◆ **Short exercise**
Set down precisely the lines from the line with "Reproduce this chart with Plotly." through the end of the material, inclusive, and no pictures.

◆ **Provided data**
— BEGIN —

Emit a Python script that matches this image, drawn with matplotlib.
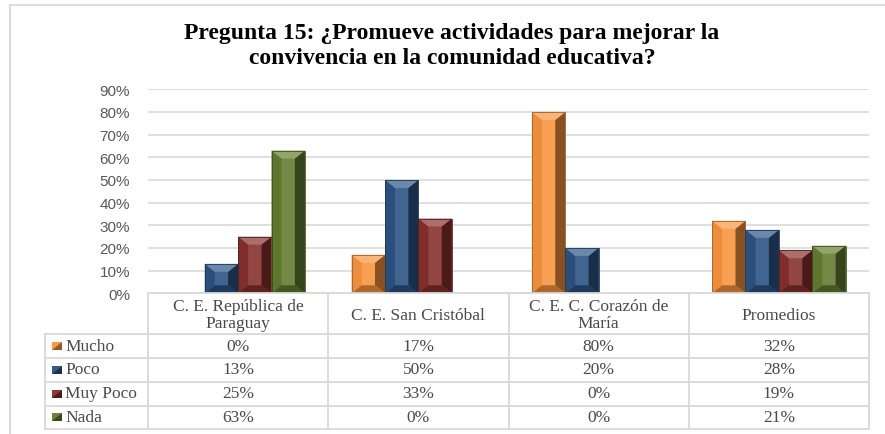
import matplotlib
matplotlib.use("Agg")
import matplotlib.pyplot as plt
from matplotlib.patches import Polygon, Rectangle
from matplotlib.lines import Line2D
from matplotlib.colors import to_rgb
import numpy as np

# ---- data -------------------------------------------------------------
title = "Pregunta 15: ¿Promueve actividades para mejorar la\nconvivencia en la comunidad educativa?"
categories = ["C. E. República de\nParaguay", "C. E. San Cristóbal",
              "C. E. C. Corazón de\nMaría", "Promedios"]
series = ["Mucho", "Poco", "Muy Poco", "Nada"]
mucho = [0, 17, 80, 32]
poco = [13, 50, 20, 28]
muy_poco = [25, 33, 0, 19]
nada = [63, 0, 0, 21]
values = [mucho, poco, muy_poco, nada]
yticks = [0, 10, 20, 30, 40, 50, 60, 70, 80, 90]
colors = ["#F7943F", "#2C5384", "#86302D", "#637C30"]

# ---- layout (pixel based) ---------------------------------------------
W, H = 885, 435
DPI = 100


def fx(px):
    return px / W


def fy(py):
    return 1 - py / H


def shade(c, f):
    c = np.array(to_rgb(c))
    if f >= 0:
        return tuple(c + (1 - c) * f)
    return tuple(c * (1 + f))


fig = plt.figure(figsize=(W / DPI, H / DPI), dpi=DPI)
fig.patch.set_facecolor("white")

# outer chart frame (top and left edges)
frame_col = "#D9D9D9"
fig.add_artist(Line2D([fx(10), fx(885)], [fy(6), fy(6)], color=frame_col, lw=1.3))
fig.add_artist(Line2D([fx(10), fx(10)], [fy(6), fy(435)], color=frame_col, lw=1.3))

# plot area
x_left, x_right = 148, 869
y_top, y_bot = 90.3, 294.3
ax = fig.add_axes([fx(x_left), fy(y_bot), fx(x_right) - fx(x_left), fy(y_top) - fy(y_bot)])
ax.set_xlim(-0.5, len(categories) - 0.5)
ax.set_ylim(0, 90)
ax.set_yticks(yticks)
ax.set_yticklabels([f"{t}%" for t in yticks], fontsize=11, color="#595959",
                   family="Liberation Sans")
ax.tick_params(axis="y", length=0, pad=13)
ax.set_xticks([])
for s in ax.spines.values():
    s.set_visible(False)
ax.yaxis.grid(True, color="#D9D9D9", lw=1.2)
ax.set_axisbelow(True)

# bars: gap width 140% -> bar width = 1 / (4 + 1.4)
n = len(series)
bw = 1 / (n + 1.4)
xs = np.arange(len(categories))
px_per_x = (x_right - x_left) / len(categories)
px_per_y = (y_bot - y_top) / 90
bx = 10 / px_per_x
by_full = 8 / px_per_y

for k, (name, vals, col) in enumerate(zip(series, values, colors)):
    offs = (k - (n - 1) / 2) * bw
    bars = ax.bar(xs + offs, vals, width=bw, color=shade(col, 0.1), edgecolor="none",
                  zorder=2)
    for b in bars:
        x0, w, h = b.get_x(), b.get_width(), b.get_height()
        if h <= 0:
            continue
        by = min(by_full, h / 2)
        x1 = x0 + w
        polys = [
            # left bevel
            ([(x0, 0), (x0, h), (x0 + bx, h - by), (x0 + bx, by)], shade(col, -0.05)),
            # right bevel
            ([(x1, 0), (x1, h), (x1 - bx, h - by), (x1 - bx, by)], shade(col, -0.45)),
            # top bevel
            ([(x0, h), (x1, h), (x1 - bx, h - by), (x0 + bx, h - by)], shade(col, 0.3)),
            # bottom bevel
            ([(x0, 0), (x1, 0), (x1 - bx, by), (x0 + bx, by)], shade(col, -0.3)),
        ]
        for pts, c in polys:
            ax.add_patch(Polygon(pts, closed=True, facecolor=c, edgecolor="none", zorder=3))
        ax.add_patch(Rectangle((x0, 0), w, h, facecolor="none",
                               edgecolor=shade(col, -0.35), lw=0.6, zorder=4))

# ---- data table -------------------------------------------------------
tcol = "#D9D9D9"
tlw = 1.3
col_edges = [x_left + i * (x_right - x_left) / len(categories) for i in range(len(categories) + 1)]
row_edges = [y_bot, 335, 358.5, 382.5, 406.5, 430]
label_left = 45

# axis line / header top
fig.add_artist(Line2D([fx(x_left), fx(x_right)], [fy(y_bot), fy(y_bot)], color=tcol, lw=tlw))
for xe in col_edges:
    fig.add_artist(Line2D([fx(xe), fx(xe)], [fy(y_bot), fy(430)], color=tcol, lw=tlw))
fig.add_artist(Line2D([fx(label_left), fx(label_left)], [fy(335), fy(430)], color=tcol, lw=tlw))
for ye in row_edges[1:]:
    fig.add_artist(Line2D([fx(label_left), fx(x_right)], [fy(ye), fy(ye)], color=tcol, lw=tlw))

txt_col = "#4A4A4A"
serif = "Liberation Serif"
tsize = 12.5
for i, cat in enumerate(categories):
    cx = (col_edges[i] + col_edges[i + 1]) / 2
    cy = (row_edges[0] + row_edges[1]) / 2
    fig.text(fx(cx), fy(cy + 1), cat, ha="center", va="center", fontsize=tsize,
             family=serif, color=txt_col, linespacing=1.1)

for r, (name, vals, col) in enumerate(zip(series, values, colors)):
    cy = (row_edges[r + 1] + row_edges[r + 2]) / 2
    # legend key
    kx, kw, kh = 52, 10, 8
    fig.add_artist(Rectangle((fx(kx), fy(cy + kh / 2)), fx(kw), fy(0) - fy(kh),
                             facecolor=shade(col, 0.05), edgecolor="none"))
    fig.add_artist(Polygon([(fx(kx), fy(cy + kh / 2)), (fx(kx + kw), fy(cy + kh / 2)),
                            (fx(kx + kw), fy(cy - kh / 2))], closed=True,
                           facecolor=shade(col, -0.4), edgecolor="none"))
    fig.text(fx(kx + kw + 3), fy(cy), name, ha="left", va="center", fontsize=tsize,
             family=serif, color=txt_col)
    for i, v in enumerate(vals):
        cx = (col_edges[i] + col_edges[i + 1]) / 2
        fig.text(fx(cx), fy(cy), f"{v}%", ha="center", va="center", fontsize=tsize,
                 family=serif, color=txt_col)

# ---- title ------------------------------------------------------------
fig.text(fx(452), fy(46), title, ha="center", va="center", fontsize=17,
         family=serif, weight="bold", color="black", linespacing=1.2)

fig.savefig("out.png", dpi=DPI, facecolor="white")
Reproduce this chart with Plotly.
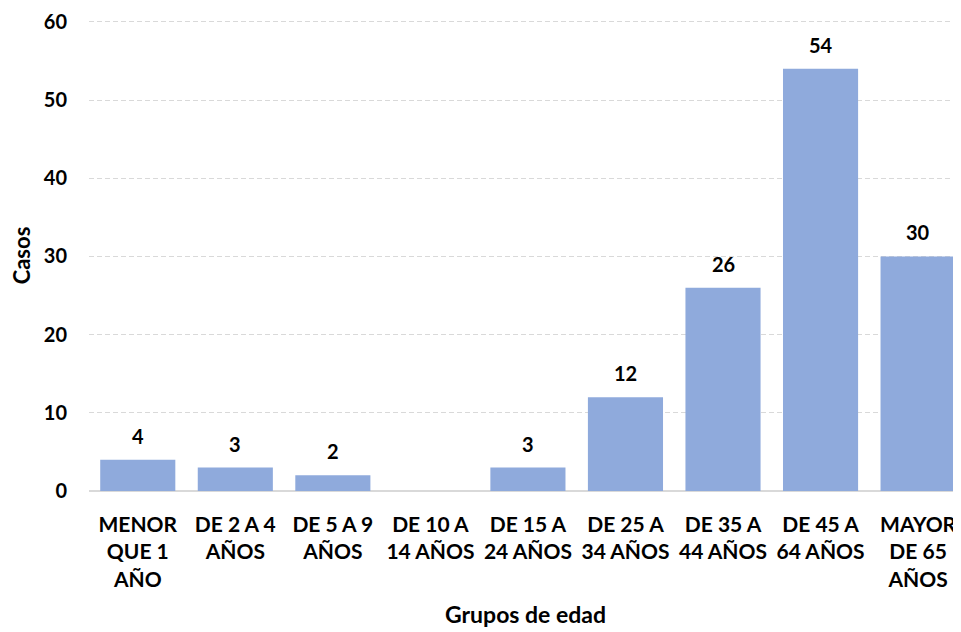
import plotly.graph_objects as go

categories = ["MENOR<br>QUE 1<br>AÑO", "DE 2 A 4<br>AÑOS", "DE 5 A 9<br>AÑOS", "DE 10 A<br>14 AÑOS",
              "DE 15 A<br>24 AÑOS", "DE 25 A<br>34 AÑOS", "DE 35 A<br>44 AÑOS", "DE 45 A<br>64 AÑOS",
              "MAYOR<br>DE 65<br>AÑOS"]
casos = [4, 3, 2, 0, 3, 12, 26, 54, 30]
labels = ["4", "3", "2", "", "3", "12", "26", "54", "30"]
y_ticks = [0, 10, 20, 30, 40, 50, 60]

FONT = "Lato, 'Open Sans', sans-serif"
xs = list(range(len(categories)))

fig = go.Figure(go.Bar(
    x=xs, y=casos,
    marker=dict(color="#8FAADC", line=dict(width=0)),
    hoverinfo="x+y",
))

for i, (v, t) in enumerate(zip(casos, labels)):
    if t:
        fig.add_annotation(x=xs[i], y=v, text=t, showarrow=False, yanchor="bottom",
                           yshift=10, font=dict(size=20, family=FONT, color="#000000", weight="bold"))

fig.add_annotation(text="Grupos de edad", xref="paper", yref="paper", x=0.5, y=-0.262,
                   xanchor="center", yanchor="middle", showarrow=False,
                   font=dict(size=23, family=FONT, color="#000000", weight="bold"))

fig.update_layout(
    width=953, height=624,
    margin=dict(l=81, r=0, t=12, b=141, autoexpand=False),
    paper_bgcolor="white", plot_bgcolor="white",
    bargap=0.23,
    showlegend=False,
    font=dict(family=FONT, color="#000000", size=16),
)
fig.update_xaxes(
    tickmode="array", tickvals=xs, ticktext=categories,
    range=[-0.5, 8.44], showgrid=False, showline=False, ticks="", automargin=False,
    ticklabelstandoff=19,
    tickfont=dict(size=21, family=FONT, weight="bold"),
)
fig.update_yaxes(
    range=[0, 60.25], tickvals=y_ticks, showgrid=True, gridcolor="#D9D9D9", griddash="5px,3px", gridwidth=1,
    zeroline=True, zerolinecolor="#D9D9D9", zerolinewidth=1.5, automargin=False,
    showline=False, ticks="", ticklabelstandoff=21,
    tickfont=dict(size=20, family=FONT, weight="bold"),
    title=dict(text="Casos", font=dict(size=22, family=FONT, weight="bold")),
)
fig.write_html("out.html")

— END —

◆ **Solution to the problem**
Reproduce this chart with Plotly.
import plotly.graph_objects as go

categories = ["MENOR<br>QUE 1<br>AÑO", "DE 2 A 4<br>AÑOS", "DE 5 A 9<br>AÑOS", "DE 10 A<br>14 AÑOS",
              "DE 15 A<br>24 AÑOS", "DE 25 A<br>34 AÑOS", "DE 35 A<br>44 AÑOS", "DE 45 A<br>64 AÑOS",
              "MAYOR<br>DE 65<br>AÑOS"]
casos = [4, 3, 2, 0, 3, 12, 26, 54, 30]
labels = ["4", "3", "2", "", "3", "12", "26", "54", "30"]
y_ticks = [0, 10, 20, 30, 40, 50, 60]

FONT = "Lato, 'Open Sans', sans-serif"
xs = list(range(len(categories)))

fig = go.Figure(go.Bar(
    x=xs, y=casos,
    marker=dict(color="#8FAADC", line=dict(width=0)),
    hoverinfo="x+y",
))

for i, (v, t) in enumerate(zip(casos, labels)):
    if t:
        fig.add_annotation(x=xs[i], y=v, text=t, showarrow=False, yanchor="bottom",
                           yshift=10, font=dict(size=20, family=FONT, color="#000000", weight="bold"))

fig.add_annotation(text="Grupos de edad", xref="paper", yref="paper", x=0.5, y=-0.262,
                   xanchor="center", yanchor="middle", showarrow=False,
                   font=dict(size=23, family=FONT, color="#000000", weight="bold"))

fig.update_layout(
    width=953, height=624,
    margin=dict(l=81, r=0, t=12, b=141, autoexpand=False),
    paper_bgcolor="white", plot_bgcolor="white",
    bargap=0.23,
    showlegend=False,
    font=dict(family=FONT, color="#000000", size=16),
)
fig.update_xaxes(
    tickmode="array", tickvals=xs, ticktext=categories,
    range=[-0.5, 8.44], showgrid=False, showline=False, ticks="", automargin=False,
    ticklabelstandoff=19,
    tickfont=dict(size=21, family=FONT, weight="bold"),
)
fig.update_yaxes(
    range=[0, 60.25], tickvals=y_ticks, showgrid=True, gridcolor="#D9D9D9", griddash="5px,3px", gridwidth=1,
    zeroline=True, zerolinecolor="#D9D9D9", zerolinewidth=1.5, automargin=False,
    showline=False, ticks="", ticklabelstandoff=21,
    tickfont=dict(size=20, family=FONT, weight="bold"),
    title=dict(text="Casos", font=dict(size=22, family=FONT, weight="bold")),
)
fig.write_html("out.html")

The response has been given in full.